LINCSearch

  Monday, June 9 - Thursday June 12

Reid Hall

8:30 a.m.-4:30 p.m.

LEARNING STRATEGIES:

Teaching the Television Generation, Social Studies, and the Low-Level Reader

EVALUATION SUMMARY

 

The Details

  1. Participants in the Summer Institute may receive two graduate credits through MSU-Extended Studies. The cost for these two credits is $150 to be paid by cash or check on the first day of the institute.
  2. Stipends of $125 will be available to the first 25 MAACE members registered. You will be contacted regarding stipend status prior to the institute.
  3. Class will meet in Reid Hall on Monday, June 9, at 8:30 a.m.
  4. On-campus housing is available for institute participants at North Hedges Dorm. The costs are $21 for single rooms and $17/person for double rooms. ADVANCED RESERVATIONS ARE REQUIRED. Call 994-3690 and tell them you are with the ABE Institute. Check in time is 1 p.m. and check out is 11 a.m.
    Click here Fto download registration form due Monday, May 19!

See below for more specific breakdown on activities:

 

 Learning Strategies for Teaching Television Generation Learners

& Lions and Tigers and Bears, Oh My!

Michele Deck, June 9-10

Michele Deck is a recognized national expert in creative and effective ways to teach television generation learners. She is a nurse educator, professional speaker, national training consultant and author of several books on the topic.

Learning Strategies for Teaching Television Generation Learners

Today’s learners are consumers of television and the media. They aren’t afraid to “channel surf” in training, missing critical content and skill development, just as they do with television. Their learning styles are changing, and we need to adapt to that trend to survive and thrive as educators. In this session you will examine 15 essential characteristics of television generation learners; analyze ways to physically involve your audience for higher content retention; compare numerous ways to motivate adults to learn; and utilize a model to plan effective teaching for television generation learners.

Lions, Tigers and Bears, Oh My!

Ideas, strategies and methods to deal with difficult learners without them knowing it!
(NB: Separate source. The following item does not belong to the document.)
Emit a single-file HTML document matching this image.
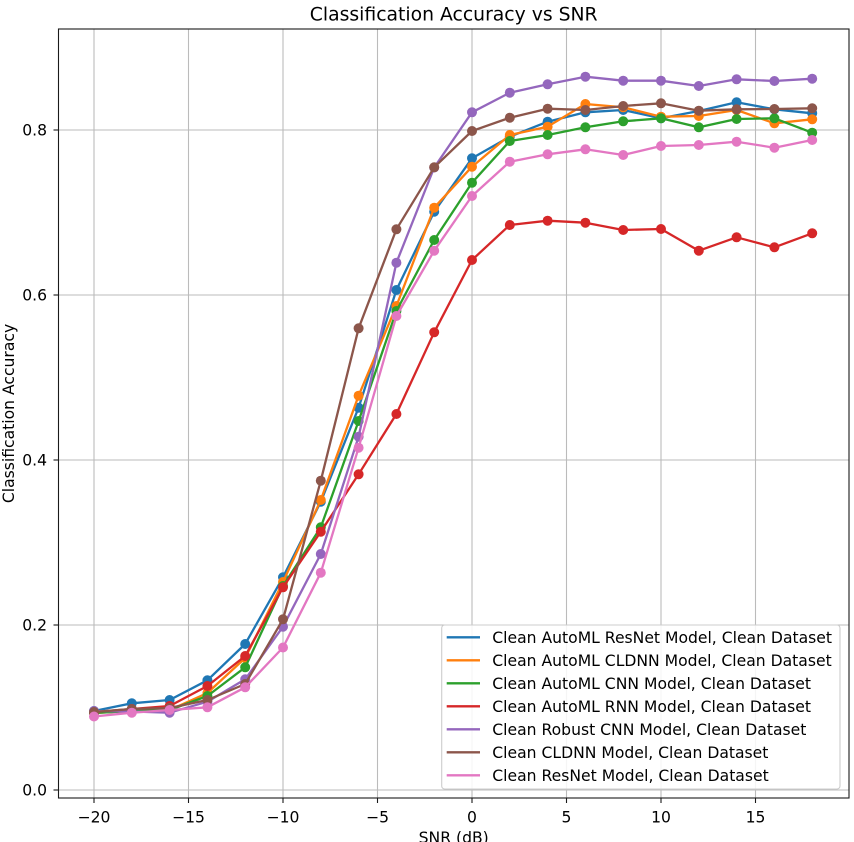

Have you ever taught a class of unhappy learners? A class that was so challenging that you found yourself clicking your heels together and repeating, “I just want to go home, I just want to go home.” Has a learner ever drained you throughout a class, demanding high attention throughout? If so, this session will share practical, simple and easy to implement secrets you can use to alter the situation in you next class.

 

Teaching Social Studies

Dr. Jim Hauwiller, MSU-Bozeman, June 11

Dr. Hauwiller, Professor Emeritus in the Department of Education at MSU, will present a day-long course on teaching social studies to adult learners. The day will be built around cooperative learning activities intended to help the teachers of these adults to reflect upon the nature of social studies and how to instill in their students a commitment to gaining and maintaining social awareness. Activities will be organized around the range of social studies areas that are generally listed in the guides for GED, ESL and other adult learning programs. These will include US history, world history, civic education, economics, geography and thinking skills. The methods will demonstrate ways to achieve comprehension, application, analysis and evaluation of what is learned. Participants will leave the day’s activities with insight and appreciation for the necessity to have learners reflect upon what they are learning rather than just absorb what can be learned. Both participants, and hopefully, their learners will gain a sense of themselves as the most critical factor. To the extent that this agenda can be accomplished they will become stronger agents of their own lifelong learning.

 

Teaching the Low-Level Reader

Dr. Rhea Ashmore, UM-Missoula, June 12

Dr. Ashmore, professor of literacy studies, from UM School of Education will present Thursday’s session: “Literacy Can Be Taught: Strategies for the Adult Learner.” In the morning she will cover the foundations of literacy: the reading process, essential reading program components, reading domains, and the literacy lesson template. The second half of the day will include literacy strategies for the four reading domains: word recognition, oral and written language, comprehension and study skills.